Goal of the exercise: Only the lines from the start of the data through the line with "cauda_err = [2.1, 0.5, 0.5, 0.75, 0.35]" belong in the copy. Restate them word for word, minus the pictures.

━━━

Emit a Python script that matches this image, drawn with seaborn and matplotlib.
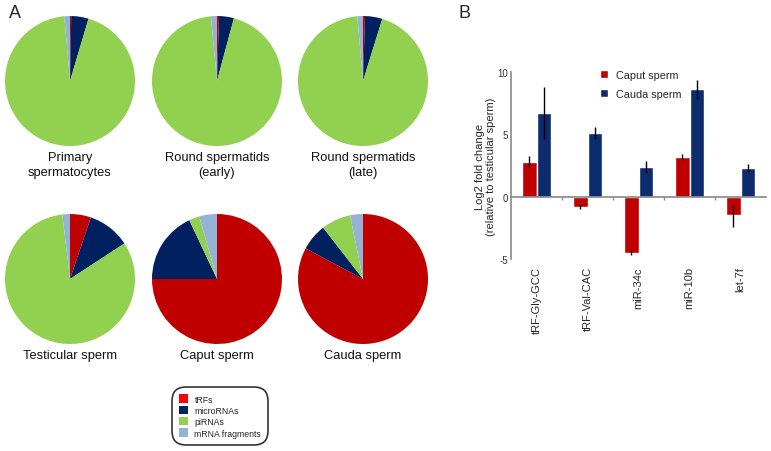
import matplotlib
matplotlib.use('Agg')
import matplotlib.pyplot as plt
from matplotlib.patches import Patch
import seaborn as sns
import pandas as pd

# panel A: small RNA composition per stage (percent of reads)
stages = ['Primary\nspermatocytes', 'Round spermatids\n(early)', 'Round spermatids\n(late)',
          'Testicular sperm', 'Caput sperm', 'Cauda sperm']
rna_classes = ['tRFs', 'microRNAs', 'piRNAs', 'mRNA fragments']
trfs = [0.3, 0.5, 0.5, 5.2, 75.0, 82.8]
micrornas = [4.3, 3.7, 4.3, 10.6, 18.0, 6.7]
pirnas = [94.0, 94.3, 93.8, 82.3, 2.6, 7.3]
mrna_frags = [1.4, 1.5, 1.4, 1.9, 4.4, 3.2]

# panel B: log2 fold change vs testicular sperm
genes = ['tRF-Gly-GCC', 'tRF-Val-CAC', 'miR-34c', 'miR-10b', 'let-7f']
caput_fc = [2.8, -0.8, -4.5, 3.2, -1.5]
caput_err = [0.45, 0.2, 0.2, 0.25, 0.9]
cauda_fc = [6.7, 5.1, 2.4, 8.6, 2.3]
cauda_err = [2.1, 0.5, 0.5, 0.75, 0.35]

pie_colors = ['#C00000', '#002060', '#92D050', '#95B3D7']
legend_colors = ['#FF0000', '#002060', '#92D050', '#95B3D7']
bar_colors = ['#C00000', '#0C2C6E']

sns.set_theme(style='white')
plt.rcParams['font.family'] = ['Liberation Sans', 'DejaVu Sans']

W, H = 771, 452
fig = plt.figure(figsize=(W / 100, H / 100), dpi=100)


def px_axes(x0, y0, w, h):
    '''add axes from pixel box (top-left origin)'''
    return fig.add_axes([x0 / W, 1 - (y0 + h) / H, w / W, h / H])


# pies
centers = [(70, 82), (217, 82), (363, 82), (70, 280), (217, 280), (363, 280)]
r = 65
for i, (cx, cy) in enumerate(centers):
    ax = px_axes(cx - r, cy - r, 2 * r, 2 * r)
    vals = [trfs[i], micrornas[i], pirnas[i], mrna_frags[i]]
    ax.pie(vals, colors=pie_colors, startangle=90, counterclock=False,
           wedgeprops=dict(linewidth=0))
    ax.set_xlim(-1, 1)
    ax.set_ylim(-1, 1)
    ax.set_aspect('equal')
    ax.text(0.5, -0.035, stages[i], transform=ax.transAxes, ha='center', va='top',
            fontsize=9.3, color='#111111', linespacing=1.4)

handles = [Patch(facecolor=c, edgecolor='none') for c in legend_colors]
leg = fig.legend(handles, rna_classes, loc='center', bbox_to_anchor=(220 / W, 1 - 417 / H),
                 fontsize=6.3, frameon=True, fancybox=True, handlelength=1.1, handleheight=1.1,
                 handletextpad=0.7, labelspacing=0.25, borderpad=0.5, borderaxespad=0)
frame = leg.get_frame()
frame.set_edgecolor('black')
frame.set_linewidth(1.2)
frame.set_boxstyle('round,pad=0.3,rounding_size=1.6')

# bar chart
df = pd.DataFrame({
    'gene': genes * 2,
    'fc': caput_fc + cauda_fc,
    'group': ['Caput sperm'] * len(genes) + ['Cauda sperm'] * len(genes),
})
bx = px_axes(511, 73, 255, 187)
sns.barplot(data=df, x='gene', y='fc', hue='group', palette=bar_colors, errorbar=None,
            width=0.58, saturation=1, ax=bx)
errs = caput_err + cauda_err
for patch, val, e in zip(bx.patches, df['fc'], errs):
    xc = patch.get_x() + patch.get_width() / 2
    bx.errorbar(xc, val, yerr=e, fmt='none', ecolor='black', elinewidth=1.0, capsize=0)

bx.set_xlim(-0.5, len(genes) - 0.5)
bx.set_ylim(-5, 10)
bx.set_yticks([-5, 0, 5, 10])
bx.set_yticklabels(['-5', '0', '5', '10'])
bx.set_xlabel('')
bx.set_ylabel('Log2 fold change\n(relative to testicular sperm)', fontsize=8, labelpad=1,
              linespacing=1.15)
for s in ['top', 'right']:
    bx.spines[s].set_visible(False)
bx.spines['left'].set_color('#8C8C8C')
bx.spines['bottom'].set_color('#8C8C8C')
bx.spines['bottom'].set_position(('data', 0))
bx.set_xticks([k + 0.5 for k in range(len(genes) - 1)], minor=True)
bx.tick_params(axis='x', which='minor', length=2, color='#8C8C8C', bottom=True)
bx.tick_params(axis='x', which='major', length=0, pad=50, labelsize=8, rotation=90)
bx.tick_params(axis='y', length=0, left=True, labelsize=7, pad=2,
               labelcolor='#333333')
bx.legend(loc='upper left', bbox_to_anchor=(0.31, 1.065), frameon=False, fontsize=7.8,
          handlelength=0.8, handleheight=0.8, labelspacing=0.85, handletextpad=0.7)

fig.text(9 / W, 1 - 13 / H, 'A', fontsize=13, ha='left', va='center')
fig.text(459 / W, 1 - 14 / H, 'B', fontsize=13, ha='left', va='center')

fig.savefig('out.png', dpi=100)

━━━

Final result:
Emit a Python script that matches this image, drawn with seaborn and matplotlib.
import matplotlib
matplotlib.use('Agg')
import matplotlib.pyplot as plt
from matplotlib.patches import Patch
import seaborn as sns
import pandas as pd

# panel A: small RNA composition per stage (percent of reads)
stages = ['Primary\nspermatocytes', 'Round spermatids\n(early)', 'Round spermatids\n(late)',
          'Testicular sperm', 'Caput sperm', 'Cauda sperm']
rna_classes = ['tRFs', 'microRNAs', 'piRNAs', 'mRNA fragments']
trfs = [0.3, 0.5, 0.5, 5.2, 75.0, 82.8]
micrornas = [4.3, 3.7, 4.3, 10.6, 18.0, 6.7]
pirnas = [94.0, 94.3, 93.8, 82.3, 2.6, 7.3]
mrna_frags = [1.4, 1.5, 1.4, 1.9, 4.4, 3.2]

# panel B: log2 fold change vs testicular sperm
genes = ['tRF-Gly-GCC', 'tRF-Val-CAC', 'miR-34c', 'miR-10b', 'let-7f']
caput_fc = [2.8, -0.8, -4.5, 3.2, -1.5]
caput_err = [0.45, 0.2, 0.2, 0.25, 0.9]
cauda_fc = [6.7, 5.1, 2.4, 8.6, 2.3]
cauda_err = [2.1, 0.5, 0.5, 0.75, 0.35]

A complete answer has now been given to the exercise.